*Exercise aim*
Below this line are records; write out exactly the lines from the one containing "Write the matplotlib code for this chart." through the one containing "values = [26, 64]", with the pictures left out.
--- Begin Given data ---
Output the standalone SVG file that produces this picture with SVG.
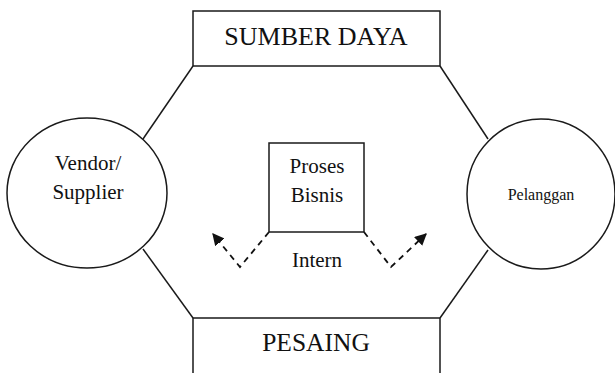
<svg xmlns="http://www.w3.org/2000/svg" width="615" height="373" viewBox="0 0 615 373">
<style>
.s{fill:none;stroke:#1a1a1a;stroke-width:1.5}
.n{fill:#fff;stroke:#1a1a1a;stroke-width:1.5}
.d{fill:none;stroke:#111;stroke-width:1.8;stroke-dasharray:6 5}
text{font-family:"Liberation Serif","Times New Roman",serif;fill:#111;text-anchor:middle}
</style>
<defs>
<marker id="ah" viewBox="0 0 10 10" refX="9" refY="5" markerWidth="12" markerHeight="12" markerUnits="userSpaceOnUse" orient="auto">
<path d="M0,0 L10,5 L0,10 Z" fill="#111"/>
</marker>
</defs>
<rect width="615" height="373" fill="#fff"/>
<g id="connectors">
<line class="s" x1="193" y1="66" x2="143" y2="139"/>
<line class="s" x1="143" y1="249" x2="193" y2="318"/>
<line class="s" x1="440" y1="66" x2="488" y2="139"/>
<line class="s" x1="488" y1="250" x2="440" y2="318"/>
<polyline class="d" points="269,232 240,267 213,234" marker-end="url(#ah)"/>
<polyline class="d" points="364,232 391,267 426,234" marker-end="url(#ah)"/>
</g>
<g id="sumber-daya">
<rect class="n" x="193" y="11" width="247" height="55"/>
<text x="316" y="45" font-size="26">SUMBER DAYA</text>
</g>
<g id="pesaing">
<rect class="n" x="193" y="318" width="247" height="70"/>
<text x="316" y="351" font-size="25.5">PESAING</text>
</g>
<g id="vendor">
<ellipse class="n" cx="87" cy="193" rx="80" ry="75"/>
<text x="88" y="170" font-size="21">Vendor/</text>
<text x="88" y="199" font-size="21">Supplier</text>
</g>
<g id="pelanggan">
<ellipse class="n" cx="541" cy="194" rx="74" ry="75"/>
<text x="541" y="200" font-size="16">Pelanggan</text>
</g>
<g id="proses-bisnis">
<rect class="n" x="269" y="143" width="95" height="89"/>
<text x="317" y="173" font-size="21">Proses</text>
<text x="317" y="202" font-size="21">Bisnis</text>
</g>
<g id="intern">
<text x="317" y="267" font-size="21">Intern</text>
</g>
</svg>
--- End Given data ---
--- Begin Given data ---
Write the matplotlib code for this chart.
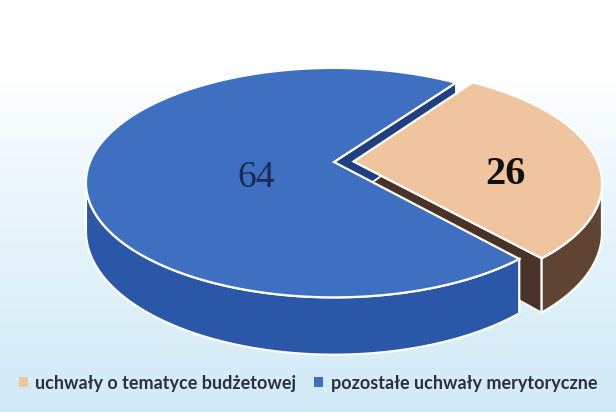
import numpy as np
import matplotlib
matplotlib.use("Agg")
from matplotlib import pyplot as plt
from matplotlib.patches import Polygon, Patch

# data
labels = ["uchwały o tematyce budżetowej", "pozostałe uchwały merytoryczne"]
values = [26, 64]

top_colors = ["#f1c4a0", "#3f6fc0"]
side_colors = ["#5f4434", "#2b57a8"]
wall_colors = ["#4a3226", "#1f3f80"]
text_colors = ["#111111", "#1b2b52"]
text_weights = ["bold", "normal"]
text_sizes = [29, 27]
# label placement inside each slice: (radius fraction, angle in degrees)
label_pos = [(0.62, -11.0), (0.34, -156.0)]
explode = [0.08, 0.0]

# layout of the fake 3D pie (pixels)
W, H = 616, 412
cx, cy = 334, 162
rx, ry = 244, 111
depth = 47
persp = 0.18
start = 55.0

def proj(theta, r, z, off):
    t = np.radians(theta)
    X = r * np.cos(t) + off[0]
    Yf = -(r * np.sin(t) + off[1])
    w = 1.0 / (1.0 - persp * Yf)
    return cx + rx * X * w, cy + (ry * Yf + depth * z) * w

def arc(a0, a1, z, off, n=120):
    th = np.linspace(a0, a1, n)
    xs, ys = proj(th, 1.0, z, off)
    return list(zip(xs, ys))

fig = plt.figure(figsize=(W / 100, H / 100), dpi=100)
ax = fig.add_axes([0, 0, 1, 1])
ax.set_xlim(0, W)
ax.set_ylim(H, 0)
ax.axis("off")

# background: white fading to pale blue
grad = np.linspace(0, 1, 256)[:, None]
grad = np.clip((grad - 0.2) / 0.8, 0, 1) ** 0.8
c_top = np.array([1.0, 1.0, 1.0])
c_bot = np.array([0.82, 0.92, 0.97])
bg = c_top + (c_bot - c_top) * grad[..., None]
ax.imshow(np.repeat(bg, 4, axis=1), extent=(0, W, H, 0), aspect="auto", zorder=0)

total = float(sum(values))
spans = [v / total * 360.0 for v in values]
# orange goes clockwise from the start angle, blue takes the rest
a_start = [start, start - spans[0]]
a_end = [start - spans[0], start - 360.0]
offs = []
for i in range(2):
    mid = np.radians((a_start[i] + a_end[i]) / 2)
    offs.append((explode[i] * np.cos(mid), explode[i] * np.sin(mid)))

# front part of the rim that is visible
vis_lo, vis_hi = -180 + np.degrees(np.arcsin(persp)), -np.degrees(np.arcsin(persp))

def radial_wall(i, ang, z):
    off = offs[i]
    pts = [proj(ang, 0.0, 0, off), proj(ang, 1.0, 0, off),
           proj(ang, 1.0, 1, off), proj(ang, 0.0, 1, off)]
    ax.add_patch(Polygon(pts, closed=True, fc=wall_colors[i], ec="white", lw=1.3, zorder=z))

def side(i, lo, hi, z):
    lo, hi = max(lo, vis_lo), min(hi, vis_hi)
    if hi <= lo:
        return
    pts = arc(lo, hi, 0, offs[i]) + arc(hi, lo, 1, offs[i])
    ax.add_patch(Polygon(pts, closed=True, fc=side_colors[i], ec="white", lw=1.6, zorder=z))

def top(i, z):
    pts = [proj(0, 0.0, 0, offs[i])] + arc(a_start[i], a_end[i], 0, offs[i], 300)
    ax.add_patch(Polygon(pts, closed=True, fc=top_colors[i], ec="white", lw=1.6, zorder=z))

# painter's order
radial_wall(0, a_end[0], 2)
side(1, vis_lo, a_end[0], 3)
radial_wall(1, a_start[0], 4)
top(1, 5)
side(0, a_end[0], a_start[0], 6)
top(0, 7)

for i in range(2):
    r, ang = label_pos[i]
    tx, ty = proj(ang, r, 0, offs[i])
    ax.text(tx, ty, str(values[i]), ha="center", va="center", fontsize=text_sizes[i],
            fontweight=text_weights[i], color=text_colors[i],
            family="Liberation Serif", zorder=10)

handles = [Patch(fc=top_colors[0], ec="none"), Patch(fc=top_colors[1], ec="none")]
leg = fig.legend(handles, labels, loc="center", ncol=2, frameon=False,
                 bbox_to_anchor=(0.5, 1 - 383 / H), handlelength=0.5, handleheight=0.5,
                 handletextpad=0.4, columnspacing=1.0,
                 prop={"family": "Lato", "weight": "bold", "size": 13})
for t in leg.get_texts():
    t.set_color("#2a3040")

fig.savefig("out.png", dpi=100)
--- End Given data ---
--- Begin Given data ---
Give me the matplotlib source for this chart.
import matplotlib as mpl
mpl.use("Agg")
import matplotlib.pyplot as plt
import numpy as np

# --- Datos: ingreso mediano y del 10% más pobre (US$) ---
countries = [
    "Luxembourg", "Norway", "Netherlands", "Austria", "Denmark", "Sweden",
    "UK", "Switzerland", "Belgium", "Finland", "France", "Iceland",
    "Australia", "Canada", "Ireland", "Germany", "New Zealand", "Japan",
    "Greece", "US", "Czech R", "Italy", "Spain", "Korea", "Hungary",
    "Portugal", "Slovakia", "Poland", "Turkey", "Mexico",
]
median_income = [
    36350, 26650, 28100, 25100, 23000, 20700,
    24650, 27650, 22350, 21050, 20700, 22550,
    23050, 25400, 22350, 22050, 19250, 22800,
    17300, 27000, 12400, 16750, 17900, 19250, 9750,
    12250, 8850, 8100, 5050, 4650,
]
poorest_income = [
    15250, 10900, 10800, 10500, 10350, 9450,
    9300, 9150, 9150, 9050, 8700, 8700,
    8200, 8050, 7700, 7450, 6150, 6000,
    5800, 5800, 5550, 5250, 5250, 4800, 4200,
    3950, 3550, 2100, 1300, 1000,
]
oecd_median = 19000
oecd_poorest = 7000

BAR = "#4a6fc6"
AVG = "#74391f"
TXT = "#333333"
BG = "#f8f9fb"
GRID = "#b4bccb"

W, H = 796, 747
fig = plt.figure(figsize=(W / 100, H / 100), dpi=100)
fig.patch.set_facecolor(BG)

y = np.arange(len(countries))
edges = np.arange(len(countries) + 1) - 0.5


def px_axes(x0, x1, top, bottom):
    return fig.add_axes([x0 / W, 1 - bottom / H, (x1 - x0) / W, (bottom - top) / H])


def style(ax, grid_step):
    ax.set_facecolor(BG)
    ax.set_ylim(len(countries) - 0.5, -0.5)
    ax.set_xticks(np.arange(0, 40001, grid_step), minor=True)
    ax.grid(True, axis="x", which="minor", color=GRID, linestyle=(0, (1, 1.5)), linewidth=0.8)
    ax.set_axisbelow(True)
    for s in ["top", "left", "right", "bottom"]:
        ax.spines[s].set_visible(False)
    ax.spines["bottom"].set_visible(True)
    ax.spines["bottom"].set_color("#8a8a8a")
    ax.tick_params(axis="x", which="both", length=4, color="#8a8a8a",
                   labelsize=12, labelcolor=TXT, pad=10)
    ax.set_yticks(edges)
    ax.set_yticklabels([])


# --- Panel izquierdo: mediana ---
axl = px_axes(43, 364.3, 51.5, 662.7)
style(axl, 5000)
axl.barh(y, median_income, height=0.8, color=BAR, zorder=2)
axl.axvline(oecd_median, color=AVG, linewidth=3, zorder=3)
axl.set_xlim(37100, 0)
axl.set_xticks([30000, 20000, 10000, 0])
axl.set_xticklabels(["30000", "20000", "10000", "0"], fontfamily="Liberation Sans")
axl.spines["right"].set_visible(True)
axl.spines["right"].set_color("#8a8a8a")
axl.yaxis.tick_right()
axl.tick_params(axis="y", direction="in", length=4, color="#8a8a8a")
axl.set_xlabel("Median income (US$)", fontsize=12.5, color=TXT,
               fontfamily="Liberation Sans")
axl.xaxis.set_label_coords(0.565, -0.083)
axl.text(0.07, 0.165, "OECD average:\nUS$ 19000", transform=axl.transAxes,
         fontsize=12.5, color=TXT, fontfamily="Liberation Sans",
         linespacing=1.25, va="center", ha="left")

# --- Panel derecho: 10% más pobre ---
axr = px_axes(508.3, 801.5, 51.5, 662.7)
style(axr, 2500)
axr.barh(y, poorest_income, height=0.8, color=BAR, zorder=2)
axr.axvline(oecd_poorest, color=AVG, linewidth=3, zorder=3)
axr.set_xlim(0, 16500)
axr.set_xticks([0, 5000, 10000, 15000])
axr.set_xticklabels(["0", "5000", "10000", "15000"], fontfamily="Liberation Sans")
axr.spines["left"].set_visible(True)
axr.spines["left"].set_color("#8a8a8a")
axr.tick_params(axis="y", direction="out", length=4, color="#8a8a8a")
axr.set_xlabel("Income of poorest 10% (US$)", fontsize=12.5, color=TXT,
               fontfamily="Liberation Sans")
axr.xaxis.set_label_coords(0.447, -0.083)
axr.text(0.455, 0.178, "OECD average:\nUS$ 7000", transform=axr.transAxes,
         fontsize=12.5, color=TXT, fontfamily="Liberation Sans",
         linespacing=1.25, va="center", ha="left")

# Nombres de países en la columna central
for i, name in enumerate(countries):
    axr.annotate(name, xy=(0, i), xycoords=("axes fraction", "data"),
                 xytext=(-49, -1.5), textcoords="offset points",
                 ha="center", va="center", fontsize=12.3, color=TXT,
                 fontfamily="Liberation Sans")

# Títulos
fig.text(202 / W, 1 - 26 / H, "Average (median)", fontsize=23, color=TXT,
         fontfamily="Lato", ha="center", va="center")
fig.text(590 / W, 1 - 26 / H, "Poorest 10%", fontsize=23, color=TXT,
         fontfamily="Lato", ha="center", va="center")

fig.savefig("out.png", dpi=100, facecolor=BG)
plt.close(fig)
--- End Given data ---
*Result of this exercise*
Write the matplotlib code for this chart.
import numpy as np
import matplotlib
matplotlib.use("Agg")
from matplotlib import pyplot as plt
from matplotlib.patches import Polygon, Patch

# data
labels = ["uchwały o tematyce budżetowej", "pozostałe uchwały merytoryczne"]
values = [26, 64]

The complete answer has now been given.